Two Years On, Investigation Into Double Murder of Kachin Teachers Has Stalled
By Nyein Nyein 19 January 2017
Two years on, an investigation into the brutal rape and murder of two Kachin schoolteachers in Kutkai Township has stalled due to continued war.
On Thursday, Jan. 19, a memorial service was held in Kutkai’s Kaung Kha village for the victims: Maran Lu Ra and Tangbau Hkawn Nan Tsin, who were both 20-year-old volunteer teachers working with the Kachin Baptist Convention (KBC) when they were raped and killed in their hut on the same day in 2015. Members of the Kachin public and the KBC attended the memorial.
Zau Rau from the KBC in Muse, Shan State, told The Irrawaddy on Thursday that thousands had gathered to pray for the two young women.
KBC has been working to seek justice for the victims. Zau Rau said they had consulted with the Kachin Lawyers Network regarding the legal proceedings of the case, which have not been filed. The case investigation team led by the Muse District police head is reportedly still gathering information.
At the time of the murders, Kaung Kha was occupied by soldiers from the Burma Army Infantry Battalion 503.
The victims’ legal support team were scheduled in May 2016 to meet soldiers in a Lashio court who were accused of perpetrating the crime, but the meeting fell through. The KBC asked the Burma Army for the opportunity to question 28 soldiers stationed in the area at the time of the murder, but the Tatmadaw did not comply.
“We wanted to talk with and interview the three drivers who drove the soldiers’ truck, and to all 28 soldiers the following morning [after the murder]. But we still cannot,” Zau Rau explained.
The ongoing conflict in northern Shan State, including in Kutkai Township, is the main obstacle in processing the case, said Brang Dee, an advocate in Lashio who represents the Kachin Lawyers Network.
The Kachin lawyer collaborated with the government investigation team but Brang Dee said, “We could not travel to meet with witnesses in the area, as the area is in a conflict zone.”
Locals claim Burma Army soldiers could be the perpetrators, as the crime happened while they were in Kaung Kha. Ten days after the incident, the Tatmadaw’s own newspaper denied the accusations and threatened legal action against anyone who claimed otherwise.
Despite such threats, people have continued calling for the justice for the two victims.

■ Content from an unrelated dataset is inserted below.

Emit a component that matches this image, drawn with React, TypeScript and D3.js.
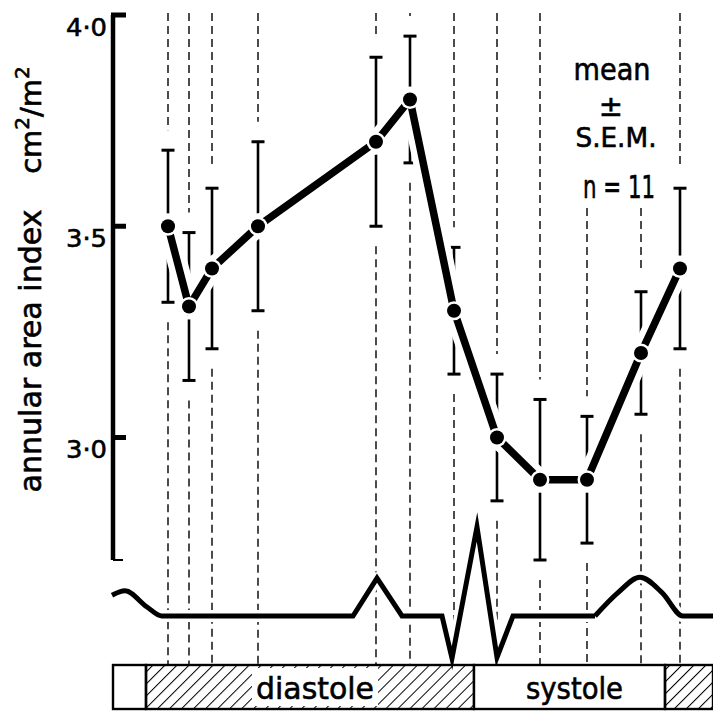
import * as d3 from "d3"

// sample instants in the cardiac cycle (ms from the start of the ECG trace)
const sampleTimes = [55, 76, 99, 145, 263, 297, 341, 384, 427, 474, 528, 567]
// annular area index, cm2/m2 (mean and S.E.M., n = 11)
const meanIndex = [3.5, 3.31, 3.4, 3.5, 3.7, 3.8, 3.3, 3.0, 2.9, 2.9, 3.2, 3.4]
const semIndex = [0.18, 0.175, 0.19, 0.2, 0.2, 0.15, 0.15, 0.15, 0.19, 0.15, 0.145, 0.19]

const yTicks = [3.0, 3.5, 4.0]

// ECG trace [ms, mV]: smooth lead-in, sharp P/QRS, smooth T
const ecgLead: [number, number][] = [[-1, 0.23], [12, 0.28], [34, 0.1], [49, 0], [60, 0]]
const ecgSharp: [number, number][] = [
    [49, 0], [240, 0], [264, 0.42], [289, 0], [329, 0],
    [339, -0.47], [364, 0.99], [384, -0.46], [400, 0], [482, 0],
]
const ecgT: [number, number][] = [[482, 0], [505, 0.26], [527, 0.43], [549, 0.26], [570, 0], [600, 0]]

// phase bar
const phaseNames = ["", "diastole", "systole", ""]
const phaseStart = [0, 33, 361, 552]
const phaseEnd = [33, 361, 552, 600]
const phaseHatched = [false, true, false, true]

const W = 713
const H = 711
const FONT = "'DejaVu Sans', sans-serif"

export default function App() {
    const x = d3.scaleLinear().domain([0, 600]).range([113, 713])
    const y = d3.scaleLinear().domain([2.71, 4.0]).range([560, 15])
    const ecgY = d3.scaleLinear().domain([-0.5, 1.0]).range([661, 526])

    const dashTop = 13
    const barTop = 665
    const barBottom = 709
    const gap = 20

    const dataLine = d3.line<number>()
        .x((_, i) => x(sampleTimes[i]))
        .y(d => y(d))(meanIndex) ?? ""

    const smooth = d3.line<[number, number]>()
        .x(d => x(d[0])).y(d => ecgY(d[1]))
        .curve(d3.curveMonotoneX)
    const sharp = d3.line<[number, number]>()
        .x(d => x(d[0])).y(d => ecgY(d[1]))
    const ecgPath = (smooth(ecgLead) ?? "") + (sharp(ecgSharp) ?? "") + (smooth(ecgT) ?? "")

    const fmt = (v: number) => d3.format(".1f")(v).replace(".", "·")

    // slightly heavier lettering, like the original
    const ink = { stroke: "#000", strokeWidth: 0.6 }

    return (
        <svg width={W} height={H} style={{ position: "absolute", left: 0, top: 0, background: "#fff" }}
            fontFamily={FONT}>
            <defs>
                <pattern id="hatch" patternUnits="userSpaceOnUse" width={8.5} height={8.5}
                    patternTransform="rotate(45)">
                    <line x1={0} y1={0} x2={0} y2={8.5} stroke="#000" strokeWidth={2} />
                </pattern>
            </defs>
            <rect width={W} height={H} fill="#fff" />

            {/* dashed time markers, broken around the error bars */}
            <g stroke="#000" strokeWidth={1.4} strokeDasharray="8 5">
                {sampleTimes.map((t, i) => (
                    <g key={i}>
                        <line x1={x(t)} x2={x(t)} y1={dashTop} y2={y(meanIndex[i] + semIndex[i]) - gap} />
                        <line x1={x(t)} x2={x(t)} y1={y(meanIndex[i] - semIndex[i]) + gap} y2={barTop} />
                    </g>
                ))}
            </g>

            {/* error bars */}
            <g stroke="#000">
                {sampleTimes.map((t, i) => {
                    const hi = y(meanIndex[i] + semIndex[i])
                    const lo = y(meanIndex[i] - semIndex[i])
                    return (
                        <g key={i}>
                            <line x1={x(t)} x2={x(t)} y1={hi} y2={lo} strokeWidth={2.6} />
                            <line x1={x(t) - 6.5} x2={x(t) + 6.5} y1={hi} y2={hi} strokeWidth={3} />
                            <line x1={x(t) - 6.5} x2={x(t) + 6.5} y1={lo} y2={lo} strokeWidth={3} />
                        </g>
                    )
                })}
            </g>

            {/* ECG */}
            <path d={ecgPath} fill="none" stroke="#fff" strokeWidth={12} strokeLinejoin="round" />
            <path d={ecgPath} fill="none" stroke="#000" strokeWidth={5} strokeLinejoin="miter" strokeMiterlimit={6} />

            {/* mean curve */}
            <path d={dataLine} fill="none" stroke="#fff" strokeWidth={20} strokeLinejoin="round" />
            {meanIndex.map((m, i) => (
                <circle key={"h" + i} cx={x(sampleTimes[i])} cy={y(m)} r={13} fill="#fff" />
            ))}
            <path d={dataLine} fill="none" stroke="#000" strokeWidth={7.5} />
            {meanIndex.map((m, i) => (
                <g key={"d" + i}>
                    <circle cx={x(sampleTimes[i])} cy={y(m)} r={9.5} fill="#fff" />
                    <circle cx={x(sampleTimes[i])} cy={y(m)} r={7} fill="#000" />
                </g>
            ))}

            {/* phase bar */}
            {phaseNames.map((name, i) => {
                const x0 = x(phaseStart[i])
                const x1 = x(phaseEnd[i])
                const cx = (x0 + x1) / 2 + 5
                return (
                    <g key={"p" + i}>
                        <rect x={x0} y={barTop} width={x1 - x0} height={barBottom - barTop}
                            fill={phaseHatched[i] ? "url(#hatch)" : "#fff"} stroke="#000" strokeWidth={2.4} />
                        {name && phaseHatched[i] && (
                            <rect x={cx - 63} y={barTop + 3} width={126} height={barBottom - barTop - 6} fill="#fff" />
                        )}
                        {name && (
                            <text x={cx} y={699} textAnchor="middle" fontSize={30} {...ink}
                                textLength={name === "diastole" ? 118 : 97} lengthAdjust="spacingAndGlyphs">
                                {name}
                            </text>
                        )}
                    </g>
                )
            })}

            {/* y axis */}
            <line x1={113} x2={113} y1={y(4.0)} y2={560} stroke="#000" strokeWidth={4.5} />
            <line x1={113} x2={123} y1={560} y2={560} stroke="#000" strokeWidth={2} />
            {yTicks.map(v => (
                <g key={v}>
                    <line x1={111} x2={126} y1={y(v)} y2={y(v)} stroke="#000" strokeWidth={5} />
                    <text x={107} y={y(v) + 21} textAnchor="end" fontSize={25} {...ink}
                        textLength={41} lengthAdjust="spacingAndGlyphs">{fmt(v)}</text>
                </g>
            ))}
            <text transform="translate(41,351) rotate(-90)" textAnchor="middle" fontSize={30} {...ink}
                textLength={283} lengthAdjust="spacingAndGlyphs">
                annular area index
            </text>
            <text transform="translate(41,120) rotate(-90)" textAnchor="middle" fontSize={29} {...ink}>
                cm<tspan fontSize={20} dy={-12}>2</tspan><tspan dy={12}>/m</tspan><tspan fontSize={20} dy={-12}>2</tspan>
            </text>

            {/* legend */}
            <rect x={562} y={0} width={100} height={206} fill="#fff" />
            <g textAnchor="middle" {...ink}>
                <text x={612} y={80} fontSize={30} textLength={77} lengthAdjust="spacingAndGlyphs">mean</text>
                <text x={611} y={116} fontSize={29}>±</text>
                <text x={616} y={147} fontSize={26} textLength={81} lengthAdjust="spacingAndGlyphs">S.E.M.</text>
                <text x={619} y={198} fontSize={32} textLength={72} lengthAdjust="spacingAndGlyphs">n = 11</text>
            </g>
        </svg>
    )
}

Internationally, the Burma Campaign UK delivered a petition signed by more than 3,200 people to the UK government, calling on them “to do more to help stop rape and sexual violence in Burma,” on this second anniversary of the victims’ deaths.
Women’s rights activists have also called for an independent and unbiased inquiry into the case, with an investigation team comprised of representatives from women’s organizations, civil society groups and human rights lawyers.
May Sabe Phyu, director of the Gender Equality Network said, “the case of the two schoolteachers highlights the insecurity and limits to justice faced by women in the conflict zone.”
“We, the women’s groups, will never forget or ignore the case, as long as justice is not being sought,” she said.